**Task to carry out:**
Read the material below and tally how many lines hold the word "chart", giving the number and nothing else.

● ● ● ● ● ● ●

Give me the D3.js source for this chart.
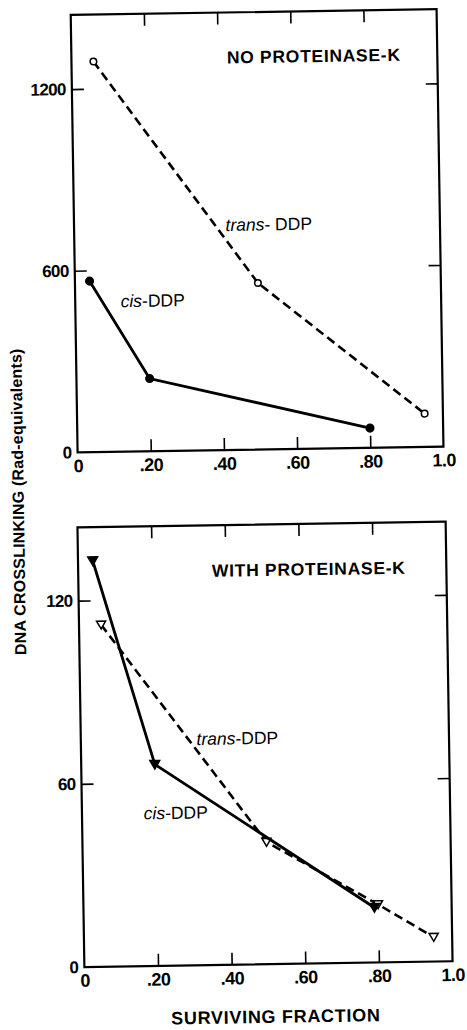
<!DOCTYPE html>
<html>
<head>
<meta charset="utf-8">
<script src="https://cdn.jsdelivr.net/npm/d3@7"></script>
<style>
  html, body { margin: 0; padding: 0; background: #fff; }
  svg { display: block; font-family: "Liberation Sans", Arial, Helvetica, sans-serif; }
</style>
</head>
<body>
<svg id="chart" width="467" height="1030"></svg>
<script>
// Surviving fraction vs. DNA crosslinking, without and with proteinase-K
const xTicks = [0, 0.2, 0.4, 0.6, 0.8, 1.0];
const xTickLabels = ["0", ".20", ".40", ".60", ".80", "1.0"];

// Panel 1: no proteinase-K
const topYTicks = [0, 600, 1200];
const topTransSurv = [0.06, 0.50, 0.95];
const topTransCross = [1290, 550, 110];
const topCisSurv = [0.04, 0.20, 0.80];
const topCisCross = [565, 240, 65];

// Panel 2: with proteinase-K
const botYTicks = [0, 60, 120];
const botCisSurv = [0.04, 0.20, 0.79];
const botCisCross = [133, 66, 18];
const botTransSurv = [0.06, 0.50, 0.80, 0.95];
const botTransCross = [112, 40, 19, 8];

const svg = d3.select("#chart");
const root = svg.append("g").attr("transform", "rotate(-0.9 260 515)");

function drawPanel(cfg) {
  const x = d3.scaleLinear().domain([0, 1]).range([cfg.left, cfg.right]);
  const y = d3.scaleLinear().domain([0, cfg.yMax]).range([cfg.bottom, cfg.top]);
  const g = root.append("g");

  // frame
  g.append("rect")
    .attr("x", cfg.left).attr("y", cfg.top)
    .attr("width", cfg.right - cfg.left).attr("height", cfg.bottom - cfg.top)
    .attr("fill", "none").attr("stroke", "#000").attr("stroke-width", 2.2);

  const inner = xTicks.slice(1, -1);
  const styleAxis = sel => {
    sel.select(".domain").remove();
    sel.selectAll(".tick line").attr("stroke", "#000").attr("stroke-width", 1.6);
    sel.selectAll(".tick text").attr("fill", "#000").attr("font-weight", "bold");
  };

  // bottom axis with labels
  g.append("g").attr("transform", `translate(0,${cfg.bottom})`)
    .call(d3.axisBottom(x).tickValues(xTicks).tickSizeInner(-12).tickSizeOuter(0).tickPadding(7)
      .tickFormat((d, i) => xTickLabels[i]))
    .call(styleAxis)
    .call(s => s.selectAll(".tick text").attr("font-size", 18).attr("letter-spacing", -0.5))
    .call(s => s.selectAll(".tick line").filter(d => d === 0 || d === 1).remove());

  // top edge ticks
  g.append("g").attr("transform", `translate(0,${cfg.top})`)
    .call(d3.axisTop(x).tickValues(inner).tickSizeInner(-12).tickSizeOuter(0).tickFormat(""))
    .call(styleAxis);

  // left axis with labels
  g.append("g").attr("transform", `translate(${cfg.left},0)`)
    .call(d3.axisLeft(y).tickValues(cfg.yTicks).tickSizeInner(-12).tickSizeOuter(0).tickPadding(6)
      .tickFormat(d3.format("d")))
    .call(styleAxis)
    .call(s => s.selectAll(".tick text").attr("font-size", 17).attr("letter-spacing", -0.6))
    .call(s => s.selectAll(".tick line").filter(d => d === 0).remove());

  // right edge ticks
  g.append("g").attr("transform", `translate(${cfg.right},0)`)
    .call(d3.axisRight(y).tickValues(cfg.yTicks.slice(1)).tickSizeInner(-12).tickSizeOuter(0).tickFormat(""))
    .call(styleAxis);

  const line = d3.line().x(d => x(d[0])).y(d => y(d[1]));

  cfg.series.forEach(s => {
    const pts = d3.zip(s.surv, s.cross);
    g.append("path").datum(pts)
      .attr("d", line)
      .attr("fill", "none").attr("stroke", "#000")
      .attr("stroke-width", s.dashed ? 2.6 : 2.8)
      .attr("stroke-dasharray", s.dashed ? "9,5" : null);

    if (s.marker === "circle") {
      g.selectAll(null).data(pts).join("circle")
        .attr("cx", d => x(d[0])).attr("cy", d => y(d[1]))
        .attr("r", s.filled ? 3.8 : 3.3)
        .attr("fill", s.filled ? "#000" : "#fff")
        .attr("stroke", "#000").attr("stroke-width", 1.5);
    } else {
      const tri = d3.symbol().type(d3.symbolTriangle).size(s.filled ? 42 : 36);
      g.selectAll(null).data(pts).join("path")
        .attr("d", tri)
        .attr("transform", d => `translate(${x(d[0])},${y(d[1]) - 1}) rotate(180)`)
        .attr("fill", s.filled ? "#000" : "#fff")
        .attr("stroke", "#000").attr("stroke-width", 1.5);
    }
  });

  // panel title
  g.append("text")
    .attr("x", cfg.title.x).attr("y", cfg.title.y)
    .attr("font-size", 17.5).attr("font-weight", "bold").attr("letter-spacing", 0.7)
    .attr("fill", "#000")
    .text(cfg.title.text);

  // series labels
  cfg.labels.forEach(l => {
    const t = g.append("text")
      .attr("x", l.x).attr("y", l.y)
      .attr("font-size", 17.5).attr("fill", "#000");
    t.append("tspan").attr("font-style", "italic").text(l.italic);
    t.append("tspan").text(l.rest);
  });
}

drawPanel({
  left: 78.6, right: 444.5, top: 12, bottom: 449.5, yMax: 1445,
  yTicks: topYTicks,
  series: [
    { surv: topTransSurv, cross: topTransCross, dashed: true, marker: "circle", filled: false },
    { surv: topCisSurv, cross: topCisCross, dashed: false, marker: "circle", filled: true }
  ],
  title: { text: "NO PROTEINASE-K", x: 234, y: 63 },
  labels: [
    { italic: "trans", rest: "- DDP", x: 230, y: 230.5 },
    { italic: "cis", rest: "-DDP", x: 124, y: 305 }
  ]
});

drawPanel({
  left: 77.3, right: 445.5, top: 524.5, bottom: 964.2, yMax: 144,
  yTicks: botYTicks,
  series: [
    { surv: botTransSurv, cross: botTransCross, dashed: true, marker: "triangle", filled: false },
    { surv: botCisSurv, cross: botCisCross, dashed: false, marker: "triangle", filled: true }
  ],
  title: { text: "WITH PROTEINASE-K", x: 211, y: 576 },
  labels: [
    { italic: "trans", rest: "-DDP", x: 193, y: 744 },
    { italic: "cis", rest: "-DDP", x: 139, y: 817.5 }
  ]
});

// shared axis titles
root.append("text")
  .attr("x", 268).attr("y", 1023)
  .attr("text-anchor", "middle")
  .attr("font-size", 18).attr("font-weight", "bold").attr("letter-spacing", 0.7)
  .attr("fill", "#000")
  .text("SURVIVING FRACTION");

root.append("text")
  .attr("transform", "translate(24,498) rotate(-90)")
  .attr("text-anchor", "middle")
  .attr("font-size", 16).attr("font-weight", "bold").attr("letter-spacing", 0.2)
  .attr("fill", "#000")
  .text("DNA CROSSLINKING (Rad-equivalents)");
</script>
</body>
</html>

● ● ● ● ● ● ●

**Reply to the exercise:**
3